When the medevac chopper lifted off and disappeared over the horizon, we all felt a sense of relief.
I noted that in addition to the CAP Marines and PFs, the ARVN Commander, a Trung-uy  was also present along with some of his troops. The PFs and villagers seemed elated as we had driven off the enemy. I cannot say how many of the enemy were killed or wounded, but we did have one enemy arm—which one of the PFs picked up and was waving about while grinning.
Though there were a number of valorous and heroic actions on that day, no one received any medals or accolades. I was a grunt staff sergeant and not familiar with how the awards system worked. The Marines and PFs never asked about awards. We were doing a mission and if successful that was the reward.
If I had to mention one Marine who stood out, it would have been Corporal Mark Bradley. He was at the ambush site, and although he was not the senior NCO, he organized the defense of the fire team while wounded. I feel certain that were it not for his coolness under fire and his ability to employ massive defensive fires at the enemy, the entire team may have been killed. I wish I had known then what I know now; I would have recommended him for the Silver Star. As it was, all he received was his second purple heart.
There are lots of “what ifs” in this brief account and I think about them from time to time. All the wounded Marines survived. Saying that, this action —and very many more during their tour in Vietnam— certainly altered their lives forever. War is a life-changing event. It is not glorious; it is not the stuff you see in movies. It is awful.

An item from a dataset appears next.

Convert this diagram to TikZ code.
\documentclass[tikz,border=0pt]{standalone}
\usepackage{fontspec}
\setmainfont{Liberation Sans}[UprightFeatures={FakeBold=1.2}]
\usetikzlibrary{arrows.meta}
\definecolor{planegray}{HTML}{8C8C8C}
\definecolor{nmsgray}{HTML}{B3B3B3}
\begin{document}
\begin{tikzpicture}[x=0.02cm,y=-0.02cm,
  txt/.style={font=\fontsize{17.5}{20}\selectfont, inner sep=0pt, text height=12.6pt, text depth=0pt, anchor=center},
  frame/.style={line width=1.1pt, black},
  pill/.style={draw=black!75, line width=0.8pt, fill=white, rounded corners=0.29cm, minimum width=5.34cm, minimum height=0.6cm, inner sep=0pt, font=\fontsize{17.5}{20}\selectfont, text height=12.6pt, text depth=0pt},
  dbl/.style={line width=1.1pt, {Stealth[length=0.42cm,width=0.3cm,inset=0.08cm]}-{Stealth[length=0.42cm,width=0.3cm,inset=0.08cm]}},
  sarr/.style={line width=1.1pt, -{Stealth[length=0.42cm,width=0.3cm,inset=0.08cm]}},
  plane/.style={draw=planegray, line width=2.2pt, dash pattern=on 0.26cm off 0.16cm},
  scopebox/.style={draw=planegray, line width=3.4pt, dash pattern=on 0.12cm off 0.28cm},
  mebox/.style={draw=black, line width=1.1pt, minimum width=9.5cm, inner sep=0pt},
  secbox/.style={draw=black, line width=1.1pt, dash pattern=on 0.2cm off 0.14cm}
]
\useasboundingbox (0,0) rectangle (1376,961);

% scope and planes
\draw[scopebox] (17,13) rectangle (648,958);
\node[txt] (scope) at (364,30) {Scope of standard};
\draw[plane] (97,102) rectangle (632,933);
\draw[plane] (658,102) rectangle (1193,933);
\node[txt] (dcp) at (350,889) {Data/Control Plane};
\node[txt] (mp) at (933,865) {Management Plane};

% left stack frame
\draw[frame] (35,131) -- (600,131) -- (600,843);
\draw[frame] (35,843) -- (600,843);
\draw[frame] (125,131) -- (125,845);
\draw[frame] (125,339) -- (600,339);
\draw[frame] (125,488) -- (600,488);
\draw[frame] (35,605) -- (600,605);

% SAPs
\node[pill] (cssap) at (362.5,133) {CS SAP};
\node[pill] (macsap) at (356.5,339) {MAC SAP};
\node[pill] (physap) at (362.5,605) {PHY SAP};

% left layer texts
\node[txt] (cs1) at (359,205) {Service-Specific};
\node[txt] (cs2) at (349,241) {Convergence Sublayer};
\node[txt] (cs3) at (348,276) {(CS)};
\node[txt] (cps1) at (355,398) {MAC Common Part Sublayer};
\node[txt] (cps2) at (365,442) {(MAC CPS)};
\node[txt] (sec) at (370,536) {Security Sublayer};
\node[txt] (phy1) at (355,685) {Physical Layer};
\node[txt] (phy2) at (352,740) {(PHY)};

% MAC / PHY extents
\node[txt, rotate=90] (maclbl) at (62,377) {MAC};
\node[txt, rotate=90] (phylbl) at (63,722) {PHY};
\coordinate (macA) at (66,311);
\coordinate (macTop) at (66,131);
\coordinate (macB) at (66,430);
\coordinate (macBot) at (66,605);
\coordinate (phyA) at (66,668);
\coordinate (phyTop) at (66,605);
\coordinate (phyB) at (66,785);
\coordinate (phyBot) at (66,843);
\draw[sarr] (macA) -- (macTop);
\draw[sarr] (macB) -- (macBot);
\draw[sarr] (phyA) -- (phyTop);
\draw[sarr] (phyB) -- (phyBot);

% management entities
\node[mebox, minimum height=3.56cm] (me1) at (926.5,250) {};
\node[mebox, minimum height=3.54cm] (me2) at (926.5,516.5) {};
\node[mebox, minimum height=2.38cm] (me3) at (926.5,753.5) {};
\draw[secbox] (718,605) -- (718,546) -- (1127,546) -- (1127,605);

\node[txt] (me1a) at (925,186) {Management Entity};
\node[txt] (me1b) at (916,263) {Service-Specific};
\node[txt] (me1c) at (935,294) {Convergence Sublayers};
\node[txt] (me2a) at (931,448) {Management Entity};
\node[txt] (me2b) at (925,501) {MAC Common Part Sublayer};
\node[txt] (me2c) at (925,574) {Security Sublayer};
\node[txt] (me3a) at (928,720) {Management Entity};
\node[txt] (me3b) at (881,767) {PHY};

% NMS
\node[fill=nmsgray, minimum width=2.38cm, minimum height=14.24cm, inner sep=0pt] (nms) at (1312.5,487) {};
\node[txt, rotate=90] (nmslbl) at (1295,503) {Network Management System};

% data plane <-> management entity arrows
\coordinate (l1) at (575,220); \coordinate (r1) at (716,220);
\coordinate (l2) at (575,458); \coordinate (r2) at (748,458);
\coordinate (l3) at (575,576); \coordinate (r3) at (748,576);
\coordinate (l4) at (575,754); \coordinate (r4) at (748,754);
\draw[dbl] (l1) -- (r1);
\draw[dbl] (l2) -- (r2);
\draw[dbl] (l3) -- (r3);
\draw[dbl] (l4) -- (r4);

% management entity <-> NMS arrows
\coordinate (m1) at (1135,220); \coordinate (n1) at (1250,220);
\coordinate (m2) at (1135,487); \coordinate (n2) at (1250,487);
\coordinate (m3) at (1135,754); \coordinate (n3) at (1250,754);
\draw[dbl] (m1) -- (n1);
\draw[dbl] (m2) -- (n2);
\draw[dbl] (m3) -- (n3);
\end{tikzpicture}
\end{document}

But we do need sheep dogs to keep the wolves from the sheep.
 When a Marine signs for field equipment, he does so on DD Form 782. Therefore, all field equipment is generally referred to by Marines as 782-gear, or more simply “Deuce gear.” Field gear consists of cartridge/pistol belt, holster, magazine pouches, water canteens, ponchos, and so forth.
 All of this happened much faster than you can read about it; in mere seconds.
 In addition to his radio AN/PRC-25, the radio operator had his full kit of combat gear. The radio itself weighed just under 24-pounds.